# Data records

»»

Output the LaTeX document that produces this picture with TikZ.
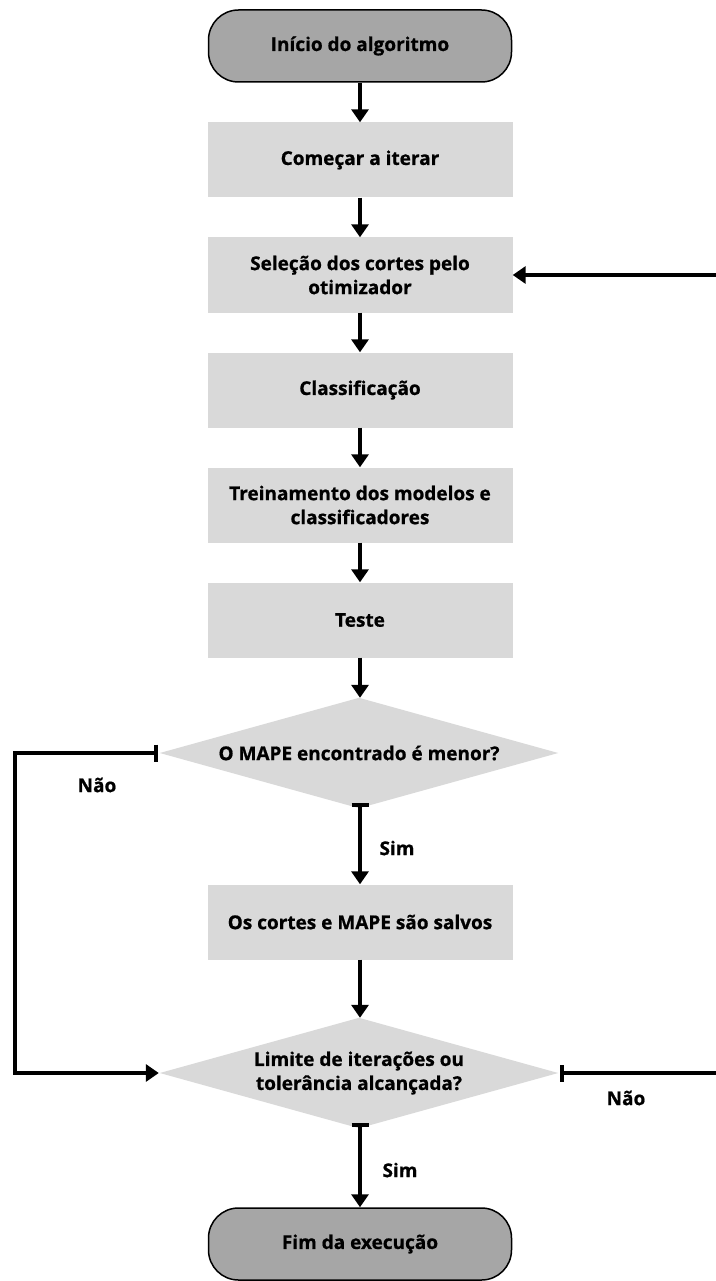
\documentclass[tikz,border=0pt]{standalone}
\usepackage{fontspec}
\setmainfont{Open Sans}[BoldFeatures={FakeBold=0.8}]
\usetikzlibrary{arrows.meta,backgrounds}
\definecolor{termfill}{HTML}{A6A6A6}
\definecolor{boxfill}{HTML}{D9D9D9}
\begin{document}
\begin{tikzpicture}[x=1pt,y=-1pt,
  txt/.style={font=\fontsize{19}{24}\selectfont\bfseries, text=black},
  term/.style={txt, rounded corners=30pt, draw=black, line width=1.5pt, fill=termfill, minimum width=303pt, minimum height=72pt, inner sep=0pt},
  procbox/.style={txt, fill=boxfill, minimum width=305pt, minimum height=75pt, inner sep=0pt, align=center},
  decision/.style={txt, minimum width=398pt, minimum height=110pt, inner sep=0pt, align=center},
  decfill/.style={fill=boxfill},
  tip/.tip={Triangle[width=17pt,length=13pt]},
  flow/.style={line width=3.5pt, -tip},
  barflow/.style={line width=3.5pt, {Bar[width=17pt,line width=3.5pt]}-tip},
  loopflow/.style={barflow, line join=miter},
  lbl/.style={txt}
]
\useasboundingbox (0,0) rectangle (715,1281);
\node[term] (start) at (360,46) {Início do algoritmo};
\node[procbox] (b1) at (360,160) {Começar a iterar};
\node[procbox] (b2) at (360,275) {Seleção dos cortes pelo\\otimizador};
\node[procbox] (b3) at (360,390) {Classificação};
\node[procbox] (b4) at (360,505) {Treinamento dos modelos e\\classificadores};
\node[procbox] (b5) at (360,620) {Teste};
\node[decision] (d1) at (359,753) {O MAPE encontrado é menor?};
\node[procbox] (b6) at (360,922) {Os cortes e MAPE são salvos};
\node[decision] (d2) at (359,1073) {Limite de iterações ou\\tolerância alcançada?};
\node[term] (fim) at (360,1244) {Fim da execução};
\begin{scope}[on background layer]
  \fill[decfill] (d1.north) -- (d1.east) -- (d1.south) -- (d1.west) -- cycle;
  \fill[decfill] (d2.north) -- (d2.east) -- (d2.south) -- (d2.west) -- cycle;
\end{scope}

\coordinate (lcor1) at (15,753);
\coordinate (lcor2) at (15,1073);
\coordinate (rcor1) at (720,1073);
\coordinate (rcor2) at (720,275);

\draw[flow] (start.south) -- (b1.north);
\draw[flow] (b1.south) -- (b2.north);
\draw[flow] (b2.south) -- (b3.north);
\draw[flow] (b3.south) -- (b4.north);
\draw[flow] (b4.south) -- (b5.north);
\draw[flow] (b5.south) -- (b5.south |- d1.north);
\draw[barflow] ([yshift=5pt]b6.north |- d1.south) -- (b6.north);
\draw[flow] (b6.south) -- (b6.south |- d2.north);
\draw[barflow] ([yshift=5pt]fim.north |- d2.south) -- (fim.north);
\draw[loopflow] ([xshift=-2pt]d1.west) -- (lcor1) -- (lcor2) -- ([xshift=-1pt]d2.west);
\draw[loopflow] ([xshift=2pt]d2.east) -- (rcor1) -- (rcor2) -- (b2.east);

\node[lbl] (nao1) at (97,785) {Não};
\node[lbl] (sim1) at (397,848) {Sim};
\node[lbl] (nao2) at (626,1098) {Não};
\node[lbl] (sim2) at (400,1170) {Sim};
\end{tikzpicture}
\end{document}
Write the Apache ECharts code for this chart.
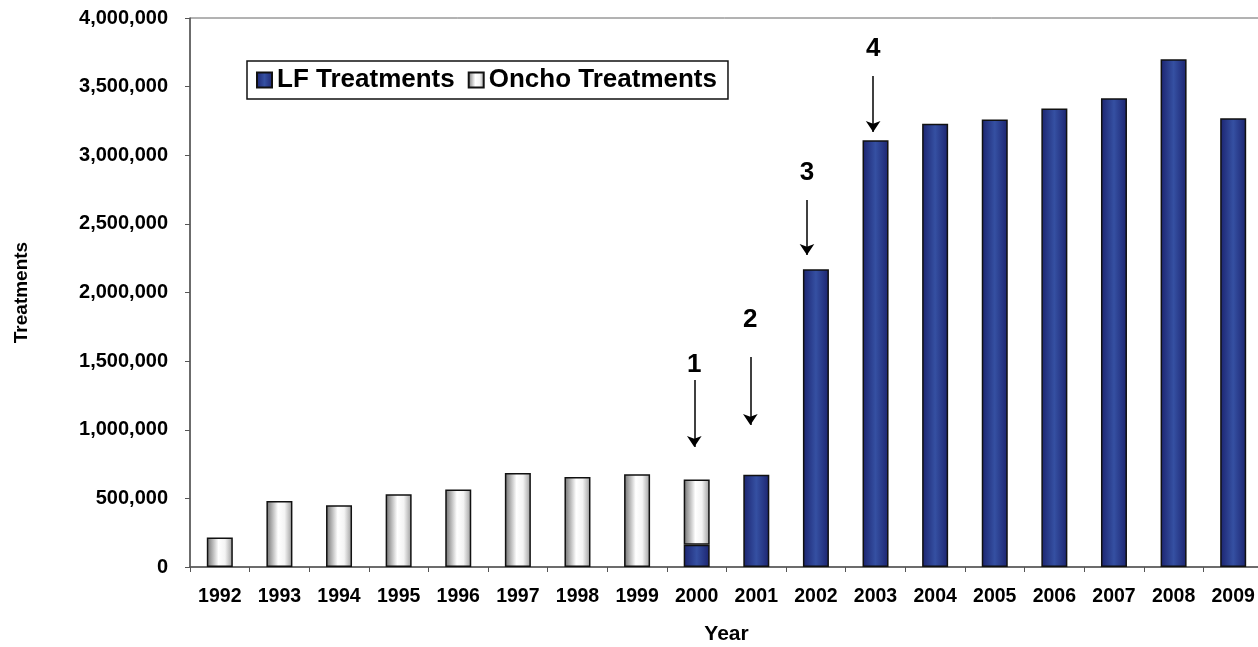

««

# Exercise objective
Count how many lines above include the word "this" and answer with that figure only.

# Output of the exercise
2